Available data =>
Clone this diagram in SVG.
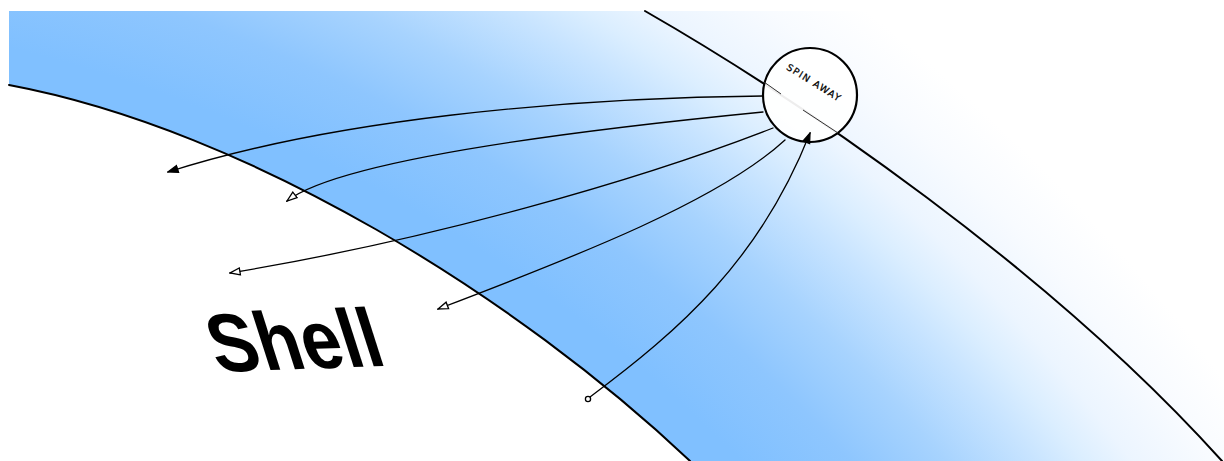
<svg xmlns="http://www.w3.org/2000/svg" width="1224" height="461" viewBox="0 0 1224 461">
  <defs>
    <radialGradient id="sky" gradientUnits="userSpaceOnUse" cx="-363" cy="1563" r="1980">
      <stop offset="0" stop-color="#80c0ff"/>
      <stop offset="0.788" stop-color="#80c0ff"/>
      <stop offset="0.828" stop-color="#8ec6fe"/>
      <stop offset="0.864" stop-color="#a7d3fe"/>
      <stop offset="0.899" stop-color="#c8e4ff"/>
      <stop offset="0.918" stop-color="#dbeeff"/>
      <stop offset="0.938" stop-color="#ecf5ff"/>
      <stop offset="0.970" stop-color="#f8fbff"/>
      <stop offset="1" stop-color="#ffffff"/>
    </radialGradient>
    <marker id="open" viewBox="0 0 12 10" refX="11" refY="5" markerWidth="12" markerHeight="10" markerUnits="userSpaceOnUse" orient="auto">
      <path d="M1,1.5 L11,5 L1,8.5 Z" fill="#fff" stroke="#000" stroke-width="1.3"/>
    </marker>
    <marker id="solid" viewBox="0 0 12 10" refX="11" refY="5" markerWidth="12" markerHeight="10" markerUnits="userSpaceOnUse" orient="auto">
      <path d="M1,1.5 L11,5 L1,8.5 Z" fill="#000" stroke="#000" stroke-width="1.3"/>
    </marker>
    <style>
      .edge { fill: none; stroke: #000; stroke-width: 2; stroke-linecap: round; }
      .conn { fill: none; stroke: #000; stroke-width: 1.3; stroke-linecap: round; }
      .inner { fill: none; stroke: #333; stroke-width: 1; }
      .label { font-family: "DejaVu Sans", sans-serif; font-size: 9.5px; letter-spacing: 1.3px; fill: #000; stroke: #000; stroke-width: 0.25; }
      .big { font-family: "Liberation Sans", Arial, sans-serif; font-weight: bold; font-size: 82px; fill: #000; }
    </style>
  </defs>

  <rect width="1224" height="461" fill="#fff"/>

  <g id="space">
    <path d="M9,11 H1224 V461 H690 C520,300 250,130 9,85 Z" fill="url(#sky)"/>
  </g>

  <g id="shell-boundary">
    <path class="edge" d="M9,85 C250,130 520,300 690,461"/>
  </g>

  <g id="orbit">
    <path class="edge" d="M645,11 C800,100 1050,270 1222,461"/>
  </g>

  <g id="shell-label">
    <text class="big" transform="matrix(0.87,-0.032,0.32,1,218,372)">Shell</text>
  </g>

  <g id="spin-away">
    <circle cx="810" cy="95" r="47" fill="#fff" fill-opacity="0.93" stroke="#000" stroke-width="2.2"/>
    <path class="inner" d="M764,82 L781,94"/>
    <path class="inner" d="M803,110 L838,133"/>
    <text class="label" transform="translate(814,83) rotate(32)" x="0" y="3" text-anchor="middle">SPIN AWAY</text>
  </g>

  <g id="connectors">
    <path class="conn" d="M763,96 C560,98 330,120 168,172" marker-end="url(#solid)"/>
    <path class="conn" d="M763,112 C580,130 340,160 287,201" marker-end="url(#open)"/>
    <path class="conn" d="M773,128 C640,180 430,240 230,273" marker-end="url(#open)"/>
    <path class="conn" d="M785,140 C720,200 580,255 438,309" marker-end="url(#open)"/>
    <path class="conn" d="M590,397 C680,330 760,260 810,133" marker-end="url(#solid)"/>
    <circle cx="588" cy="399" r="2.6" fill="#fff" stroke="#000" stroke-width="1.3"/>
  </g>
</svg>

Problem statement => Give back the whole listing as it stands, minus its pictures.

Output for this exercise =>
Clone this diagram in SVG.
<svg xmlns="http://www.w3.org/2000/svg" width="1224" height="461" viewBox="0 0 1224 461">
  <defs>
    <radialGradient id="sky" gradientUnits="userSpaceOnUse" cx="-363" cy="1563" r="1980">
      <stop offset="0" stop-color="#80c0ff"/>
      <stop offset="0.788" stop-color="#80c0ff"/>
      <stop offset="0.828" stop-color="#8ec6fe"/>
      <stop offset="0.864" stop-color="#a7d3fe"/>
      <stop offset="0.899" stop-color="#c8e4ff"/>
      <stop offset="0.918" stop-color="#dbeeff"/>
      <stop offset="0.938" stop-color="#ecf5ff"/>
      <stop offset="0.970" stop-color="#f8fbff"/>
      <stop offset="1" stop-color="#ffffff"/>
    </radialGradient>
    <marker id="open" viewBox="0 0 12 10" refX="11" refY="5" markerWidth="12" markerHeight="10" markerUnits="userSpaceOnUse" orient="auto">
      <path d="M1,1.5 L11,5 L1,8.5 Z" fill="#fff" stroke="#000" stroke-width="1.3"/>
    </marker>
    <marker id="solid" viewBox="0 0 12 10" refX="11" refY="5" markerWidth="12" markerHeight="10" markerUnits="userSpaceOnUse" orient="auto">
      <path d="M1,1.5 L11,5 L1,8.5 Z" fill="#000" stroke="#000" stroke-width="1.3"/>
    </marker>
    <style>
      .edge { fill: none; stroke: #000; stroke-width: 2; stroke-linecap: round; }
      .conn { fill: none; stroke: #000; stroke-width: 1.3; stroke-linecap: round; }
      .inner { fill: none; stroke: #333; stroke-width: 1; }
      .label { font-family: "DejaVu Sans", sans-serif; font-size: 9.5px; letter-spacing: 1.3px; fill: #000; stroke: #000; stroke-width: 0.25; }
      .big { font-family: "Liberation Sans", Arial, sans-serif; font-weight: bold; font-size: 82px; fill: #000; }
    </style>
  </defs>

  <rect width="1224" height="461" fill="#fff"/>

  <g id="space">
    <path d="M9,11 H1224 V461 H690 C520,300 250,130 9,85 Z" fill="url(#sky)"/>
  </g>

  <g id="shell-boundary">
    <path class="edge" d="M9,85 C250,130 520,300 690,461"/>
  </g>

  <g id="orbit">
    <path class="edge" d="M645,11 C800,100 1050,270 1222,461"/>
  </g>

  <g id="shell-label">
    <text class="big" transform="matrix(0.87,-0.032,0.32,1,218,372)">Shell</text>
  </g>

  <g id="spin-away">
    <circle cx="810" cy="95" r="47" fill="#fff" fill-opacity="0.93" stroke="#000" stroke-width="2.2"/>
    <path class="inner" d="M764,82 L781,94"/>
    <path class="inner" d="M803,110 L838,133"/>
    <text class="label" transform="translate(814,83) rotate(32)" x="0" y="3" text-anchor="middle">SPIN AWAY</text>
  </g>

  <g id="connectors">
    <path class="conn" d="M763,96 C560,98 330,120 168,172" marker-end="url(#solid)"/>
    <path class="conn" d="M763,112 C580,130 340,160 287,201" marker-end="url(#open)"/>
    <path class="conn" d="M773,128 C640,180 430,240 230,273" marker-end="url(#open)"/>
    <path class="conn" d="M785,140 C720,200 580,255 438,309" marker-end="url(#open)"/>
    <path class="conn" d="M590,397 C680,330 760,260 810,133" marker-end="url(#solid)"/>
    <circle cx="588" cy="399" r="2.6" fill="#fff" stroke="#000" stroke-width="1.3"/>
  </g>
</svg>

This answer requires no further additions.